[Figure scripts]

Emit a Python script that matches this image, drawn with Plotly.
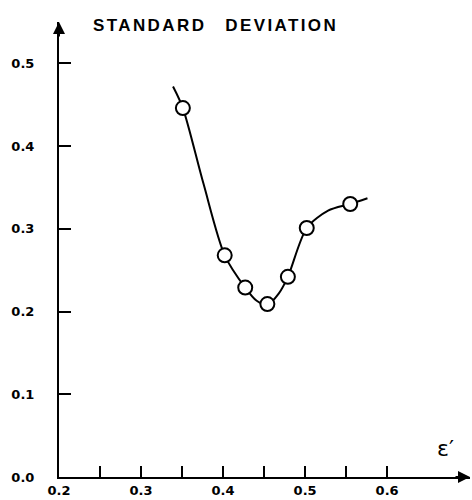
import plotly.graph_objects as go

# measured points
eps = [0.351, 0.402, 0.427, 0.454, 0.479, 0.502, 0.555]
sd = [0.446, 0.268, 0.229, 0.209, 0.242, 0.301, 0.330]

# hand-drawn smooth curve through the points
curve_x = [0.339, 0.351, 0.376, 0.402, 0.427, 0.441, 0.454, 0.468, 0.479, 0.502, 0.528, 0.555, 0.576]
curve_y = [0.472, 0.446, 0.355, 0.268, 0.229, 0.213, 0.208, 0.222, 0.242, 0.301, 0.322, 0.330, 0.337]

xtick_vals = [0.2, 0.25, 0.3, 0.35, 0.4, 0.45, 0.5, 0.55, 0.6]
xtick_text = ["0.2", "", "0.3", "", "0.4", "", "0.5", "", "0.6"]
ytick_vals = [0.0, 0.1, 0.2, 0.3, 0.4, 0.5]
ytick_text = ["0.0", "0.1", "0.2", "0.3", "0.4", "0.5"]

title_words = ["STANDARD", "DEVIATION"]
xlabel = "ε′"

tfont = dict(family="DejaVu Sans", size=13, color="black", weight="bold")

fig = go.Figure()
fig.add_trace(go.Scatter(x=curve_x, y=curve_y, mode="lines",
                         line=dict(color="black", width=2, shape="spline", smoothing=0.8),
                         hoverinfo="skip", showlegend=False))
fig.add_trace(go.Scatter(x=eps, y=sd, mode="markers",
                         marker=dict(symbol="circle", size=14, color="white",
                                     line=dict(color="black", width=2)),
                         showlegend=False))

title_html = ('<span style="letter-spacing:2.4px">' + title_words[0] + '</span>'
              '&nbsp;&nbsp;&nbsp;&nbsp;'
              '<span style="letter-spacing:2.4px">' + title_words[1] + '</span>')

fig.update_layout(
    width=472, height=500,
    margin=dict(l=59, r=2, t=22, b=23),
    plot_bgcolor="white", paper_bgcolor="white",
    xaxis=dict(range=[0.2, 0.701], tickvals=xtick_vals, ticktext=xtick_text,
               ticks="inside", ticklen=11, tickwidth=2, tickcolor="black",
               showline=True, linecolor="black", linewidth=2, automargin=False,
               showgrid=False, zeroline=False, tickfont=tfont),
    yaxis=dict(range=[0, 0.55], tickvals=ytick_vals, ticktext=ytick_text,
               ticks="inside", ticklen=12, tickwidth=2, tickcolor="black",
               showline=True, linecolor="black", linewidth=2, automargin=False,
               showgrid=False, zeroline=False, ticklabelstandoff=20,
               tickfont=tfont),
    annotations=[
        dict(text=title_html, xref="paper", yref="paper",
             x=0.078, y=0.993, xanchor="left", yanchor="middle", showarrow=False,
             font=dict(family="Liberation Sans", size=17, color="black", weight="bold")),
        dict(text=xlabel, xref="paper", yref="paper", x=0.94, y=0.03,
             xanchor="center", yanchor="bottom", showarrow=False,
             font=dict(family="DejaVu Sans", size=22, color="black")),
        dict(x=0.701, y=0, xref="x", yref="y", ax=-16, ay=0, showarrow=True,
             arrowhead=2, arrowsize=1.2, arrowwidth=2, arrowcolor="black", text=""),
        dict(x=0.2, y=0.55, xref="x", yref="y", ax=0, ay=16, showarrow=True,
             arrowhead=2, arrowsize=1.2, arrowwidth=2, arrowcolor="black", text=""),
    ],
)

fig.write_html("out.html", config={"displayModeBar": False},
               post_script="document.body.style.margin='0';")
* * *
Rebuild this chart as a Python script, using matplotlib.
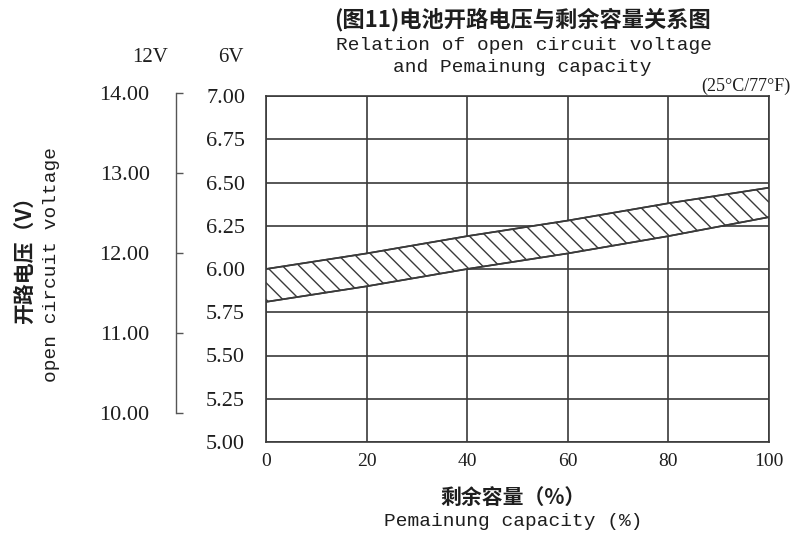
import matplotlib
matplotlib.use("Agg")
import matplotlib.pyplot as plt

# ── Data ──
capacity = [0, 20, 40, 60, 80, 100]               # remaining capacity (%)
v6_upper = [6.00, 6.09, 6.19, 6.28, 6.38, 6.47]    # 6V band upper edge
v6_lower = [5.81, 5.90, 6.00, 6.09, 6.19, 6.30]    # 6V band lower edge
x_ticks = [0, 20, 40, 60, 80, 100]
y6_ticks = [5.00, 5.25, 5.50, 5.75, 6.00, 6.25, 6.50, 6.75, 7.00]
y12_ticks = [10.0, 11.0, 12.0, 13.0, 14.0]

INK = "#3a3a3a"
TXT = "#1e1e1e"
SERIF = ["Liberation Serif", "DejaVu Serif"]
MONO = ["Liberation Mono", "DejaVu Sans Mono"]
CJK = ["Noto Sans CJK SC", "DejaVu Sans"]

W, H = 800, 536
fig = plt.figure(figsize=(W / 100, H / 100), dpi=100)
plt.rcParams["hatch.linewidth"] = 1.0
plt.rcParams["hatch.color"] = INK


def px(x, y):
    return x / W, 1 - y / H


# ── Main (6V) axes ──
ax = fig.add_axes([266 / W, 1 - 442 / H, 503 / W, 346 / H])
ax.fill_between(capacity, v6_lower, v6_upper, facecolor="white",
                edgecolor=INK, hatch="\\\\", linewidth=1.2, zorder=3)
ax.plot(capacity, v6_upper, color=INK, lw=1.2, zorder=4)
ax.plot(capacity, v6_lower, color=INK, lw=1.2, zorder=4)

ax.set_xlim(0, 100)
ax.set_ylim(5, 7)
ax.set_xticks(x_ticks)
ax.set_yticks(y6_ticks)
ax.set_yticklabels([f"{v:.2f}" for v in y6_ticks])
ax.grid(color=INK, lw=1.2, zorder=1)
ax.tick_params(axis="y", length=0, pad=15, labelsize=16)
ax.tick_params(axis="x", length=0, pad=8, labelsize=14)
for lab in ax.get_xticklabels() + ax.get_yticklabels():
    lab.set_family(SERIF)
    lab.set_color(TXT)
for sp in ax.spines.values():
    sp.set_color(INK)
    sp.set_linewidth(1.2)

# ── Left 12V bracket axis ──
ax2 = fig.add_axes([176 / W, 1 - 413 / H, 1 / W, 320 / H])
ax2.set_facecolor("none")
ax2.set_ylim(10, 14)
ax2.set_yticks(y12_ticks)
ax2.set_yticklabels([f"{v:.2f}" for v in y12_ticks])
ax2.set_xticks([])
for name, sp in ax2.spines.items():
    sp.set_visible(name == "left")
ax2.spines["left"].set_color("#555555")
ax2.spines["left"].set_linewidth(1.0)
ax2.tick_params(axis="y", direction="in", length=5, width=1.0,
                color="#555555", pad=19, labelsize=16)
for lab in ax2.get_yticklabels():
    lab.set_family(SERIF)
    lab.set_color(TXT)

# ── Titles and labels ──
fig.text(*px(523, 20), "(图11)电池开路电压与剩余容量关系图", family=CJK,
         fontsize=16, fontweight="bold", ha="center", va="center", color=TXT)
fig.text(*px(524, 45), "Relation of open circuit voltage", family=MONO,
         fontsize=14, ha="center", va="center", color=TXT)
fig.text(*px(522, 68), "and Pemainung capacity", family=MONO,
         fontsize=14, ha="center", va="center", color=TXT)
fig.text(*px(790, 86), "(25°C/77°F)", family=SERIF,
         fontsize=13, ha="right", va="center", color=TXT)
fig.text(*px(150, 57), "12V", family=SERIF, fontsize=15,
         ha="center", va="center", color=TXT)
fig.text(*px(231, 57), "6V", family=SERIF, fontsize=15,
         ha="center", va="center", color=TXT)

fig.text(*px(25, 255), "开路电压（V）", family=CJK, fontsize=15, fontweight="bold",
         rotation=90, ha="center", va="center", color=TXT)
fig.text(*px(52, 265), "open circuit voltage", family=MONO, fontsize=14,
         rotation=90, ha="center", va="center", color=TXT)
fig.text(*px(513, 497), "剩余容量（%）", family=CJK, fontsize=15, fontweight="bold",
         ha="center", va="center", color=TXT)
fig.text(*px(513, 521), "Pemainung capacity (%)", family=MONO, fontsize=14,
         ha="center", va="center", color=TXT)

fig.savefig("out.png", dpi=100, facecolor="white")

▸ **WHAT THE TASK REQUIRES**
All lines above starting at the one with "Emit a Python" and ending at the one with "0.322, 0.330, 0.337]", inclusive, are to be printed again exactly, with the pictures left out.

▸ **RESULT OF THIS TASK**
Emit a Python script that matches this image, drawn with Plotly.
import plotly.graph_objects as go

# measured points
eps = [0.351, 0.402, 0.427, 0.454, 0.479, 0.502, 0.555]
sd = [0.446, 0.268, 0.229, 0.209, 0.242, 0.301, 0.330]

# hand-drawn smooth curve through the points
curve_x = [0.339, 0.351, 0.376, 0.402, 0.427, 0.441, 0.454, 0.468, 0.479, 0.502, 0.528, 0.555, 0.576]
curve_y = [0.472, 0.446, 0.355, 0.268, 0.229, 0.213, 0.208, 0.222, 0.242, 0.301, 0.322, 0.330, 0.337]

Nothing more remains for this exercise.